Read Tracking Before You Escalate
International parcels may pause during export, airline transfer, customs review, or handover to the local courier.
Judge the delay through the last meaningful scan, the shipping service, and the promised arrival range, not a single vague status.
A Quiet Gap Is Not Always A Lost Parcel
Economy shipping can show fewer updates than an express service, especially between countries.
A short gap may be normal when the carrier record still matches a standard stage and the expected delivery range remains open.
Compare the scan date with the service selected instead of trusting a broad “in transit” label.
Use the carrier’s official tracking page when the marketplace view is unclear, then keep the status history if movement stops.
Also Read: How Long Should You Wait Before Filing a Dispute on International Orders
Image Source: Inbound Logistics
Exception Notices Need A Faster Response
Address corrections, customs-document requests, damage notices, and return-to-sender scans point to a problem that may need buyer action.

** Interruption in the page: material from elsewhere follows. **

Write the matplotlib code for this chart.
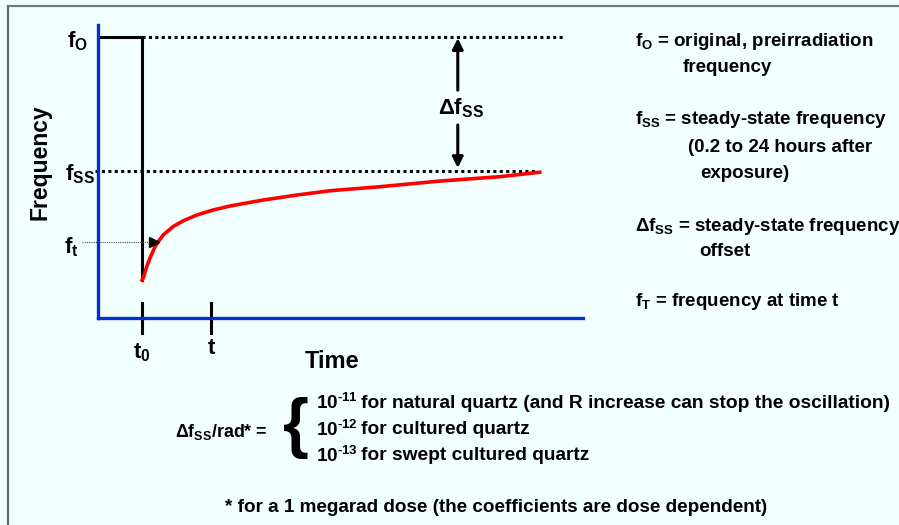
import numpy as np
import matplotlib
matplotlib.use("Agg")
import matplotlib.pyplot as plt
from matplotlib.lines import Line2D

plt.rcParams.update({
    'font.family': ['Liberation Sans', 'DejaVu Sans'],
    'font.weight': 'bold',
    'mathtext.fontset': 'custom',
    'mathtext.rm': 'Liberation Sans:bold',
    'mathtext.it': 'Liberation Sans:bold',
    'mathtext.bf': 'Liberation Sans:bold',
    'mathtext.sf': 'Liberation Sans:bold',
    'mathtext.default': 'rm',
})

# recovery curve after the pulse (time units, frequency units)
curve_t = np.array([1.0, 1.027, 1.104, 1.179, 1.293, 1.367, 1.481, 1.708, 1.935,
                    2.238, 2.608, 2.993, 3.741, 4.512, 5.261, 6.395, 7.755, 9.116, 10.02])
curve_f = np.array([1.352, 1.423, 1.826, 2.135, 2.537, 2.715, 2.96, 3.26, 3.46,
                    3.665, 3.843, 3.986, 4.199, 4.377, 4.530, 4.673, 4.875, 5.03, 5.19])

f_orig = 10.0       # original frequency
f_ss = 5.24         # steady-state frequency
f_t_level = 2.7     # frequency at time t
t0 = 1.0
t_mark = 2.56

right_lines = [
    ("$f_O$ = original, preirradiation", 0),
    ("frequency", 48),
    ("$f_{SS}$ = steady-state frequency", 0),
    ("(0.2 to 24 hours after", 53),
    ("exposure)", 65),
    ("$\\Delta f_{SS}$ = steady-state frequency", 0),
    ("offset", 64),
    ("$f_T$ = frequency at time t", 0),
]
right_y = [41, 67, 120, 147, 173, 227, 252, 301]

coef_exp = ["-11", "-12", "-13"]
coef_text = [
    "for natural quartz (and R increase can stop the oscillation)",
    "for cultured quartz",
    "for swept cultured quartz",
]
coef_y = [403, 430, 456]

W, H = 899, 525
bg = '#F2FFFF'
fig = plt.figure(figsize=(W / 100, H / 100), dpi=100, facecolor=bg)


def fx(px):
    return px / W


def fy(py):
    return 1 - py / H


# frame around the slide
fig.add_artist(Line2D([fx(8), fx(8)], [-0.1, fy(5.5)], color='#5f6b69', lw=1.6))
fig.add_artist(Line2D([fx(8), 1.1], [fy(5.5), fy(5.5)], color='#6f7b79', lw=1.6))

ax = fig.add_axes([fx(98), fy(318), fx(583) - fx(98), fy(25) - fy(318)])
ax.set_facecolor('none')
ax.set_xlim(0, 11)
ax.set_ylim(0, 10.43)
for s in ['top', 'right']:
    ax.spines[s].set_visible(False)
for s in ['left', 'bottom']:
    ax.spines[s].set_color('#0033CC')
    ax.spines[s].set_linewidth(2.4)
ax.set_xticks([])
ax.set_yticks([])

# original frequency and drop at t0
ax.plot([0, t0, t0], [f_orig, f_orig, curve_f[0]], color='black', lw=2.2,
        solid_joinstyle='miter', clip_on=False)
# dotted reference lines
ax.plot([t0, 10.6], [f_orig, f_orig], color='black', lw=2.2,
        linestyle=(0, (1, 1.1)), clip_on=False)
ax.plot([-0.07, 9.9], [f_ss, f_ss], color='black', lw=2.2,
        linestyle=(0, (1, 1.1)), clip_on=False)
# recovery curve
ax.plot(curve_t, curve_f, color='#FF0000', lw=2.6, clip_on=False,
        solid_joinstyle='round')

# ticks at t0 and t
for tt in [t0, t_mark]:
    ax.plot([tt, tt], [0.53, -0.53], color='black', lw=2.2, clip_on=False)

# f_t pointer
ax.plot([-0.36, 1.2], [f_t_level, f_t_level], color='#555555', lw=0.8,
        linestyle=(0, (1, 1)), clip_on=False)
ax.plot([1.28], [f_t_level], marker='>', color='black', markersize=7, clip_on=False)

# delta f_ss arrows
ax.annotate('', xy=(8.16, 9.96), xytext=(8.16, 8.11),
            arrowprops=dict(arrowstyle='-|>', color='black', lw=2.2, mutation_scale=16,
                            shrinkA=0, shrinkB=0))
ax.annotate('', xy=(8.16, 5.34), xytext=(8.16, 6.87),
            arrowprops=dict(arrowstyle='-|>', color='black', lw=2.2, mutation_scale=16,
                            shrinkA=0, shrinkB=0))
fig.text(fx(461), fy(108), "$\\Delta f_{SS}$", fontsize=16, ha='center', va='center')

# axis labels
fig.text(fx(88), fy(41), "$f_O$", fontsize=16, ha='right', va='center')
fig.text(fx(95), fy(174), "$f_{SS}$", fontsize=16, ha='right', va='center')
fig.text(fx(64), fy(247), "$f_t$", fontsize=16, ha='left', va='center')
fig.text(fx(142), fy(353), "$t_0$", fontsize=16, ha='center', va='center')
fig.text(fx(211), fy(349), "t", fontsize=16, ha='center', va='center')
fig.text(fx(332), fy(362), "Time", fontsize=17, ha='center', va='center')
fig.text(fx(40), fy(162), "Frequency", fontsize=16.5, ha='center', va='center', rotation=90)

# definitions on the right
for (txt, indent), yy in zip(right_lines, right_y):
    fig.text(fx(635 + indent), fy(yy), txt, fontsize=13.5, ha='left', va='center')

# coefficients
fig.text(fx(175), fy(432), "$\\Delta f_{SS}$/rad* =", fontsize=12.9, ha='left', va='center')
fig.text(fx(296), fy(428), "{", fontsize=48, ha='center', va='center')
for ex, txt, yy in zip(coef_exp, coef_text, coef_y):
    fig.text(fx(316), fy(yy), "10$^{\\text{" + ex + "}}$", fontsize=13.6,
             ha='left', va='center')
    fig.text(fx(361), fy(yy), txt, fontsize=13.8, ha='left', va='center')

fig.text(fx(496), fy(507), "* for a 1 megarad dose (the coefficients are dose dependent)",
         fontsize=13.6, ha='center', va='center')

fig.savefig("out.png", dpi=100, facecolor=bg)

Follow instructions only through a verified carrier channel, since fake customs-payment messages are common.
If a serious status remains unresolved past the delivery promise, collect the order record and submit a short timeline.
These exception scans carry more weight than a seller’s informal promise that everything is fine.
Prepare Evidence Before A Case Is Necessary
A good complaint is concise and easy for a reviewer to verify. Save relevant proof as the order develops, rather than trying to recreate the full timeline after a deadline has passed.
Keep Only The Records That Explain The Delay
Capture the order page, selected shipping method, processing promise, and latest carrier update. Include seller messages that confirm an out-of-stock item, a new pickup date, or a request for more time.
Keep the following records together before filing. This small file supports the right complaint category without burying the reviewer in screenshots.
- Order details with promised dates
- Tracking history with the newest scan
- Seller messages about the delay
Match The Complaint To The Actual Status
No acceptance scan after processing ends may support cancellation or a non-shipment report, depending on the marketplace rules.
A parcel that moved but missed its delivery range may need a non-receipt case, while an item marked delivered can require local carrier evidence.
Describe the facts shown in the order record instead of guessing what happened behind the scenes. Accurate wording creates a stronger case and avoids a mismatched reason.
Act Before Seller Delays Close Your Options
A missed handling date does not require panic, but it does require a decision before the platform window closes.
Use the marketplace process first, keep payment protection in view, and require documented progress before accepting another wait.
Cancel Or Escalate Based On The Record
Cancel when the platform allows it and the seller cannot prove carrier acceptance. Open a case when the handling period is over, tracking is absent or misleading, and no verifiable update arrives.
Continue waiting only when the new evidence fits the order’s deadlines and still leaves time to act. This replaces open-ended patience with a measured response tied to the actual record.
Track Payment Protection Separately
A payment provider may have separate rules and deadlines from the marketplace where you purchased.
Review the PayPal Resolution Center or the relevant provider’s terms early if the seller’s response is slow.
Do not close a marketplace case because a seller promises an off-platform refund or replacement. Watching both case deadlines and payment records preserves more choices when the order never moves.
Conclusion: Let The Record Guide Your Decision
Processing time is a seller commitment, not evidence that a package is already traveling. Check the handling end date, look for the first carrier acceptance scan, and save screenshots before a delay becomes harder to explain.
Act through the marketplace before its deadline while monitoring any separate payment protection period that applies.
These habits make international shopping less dependent on vague reassurance and easier to manage when a purchase stalls.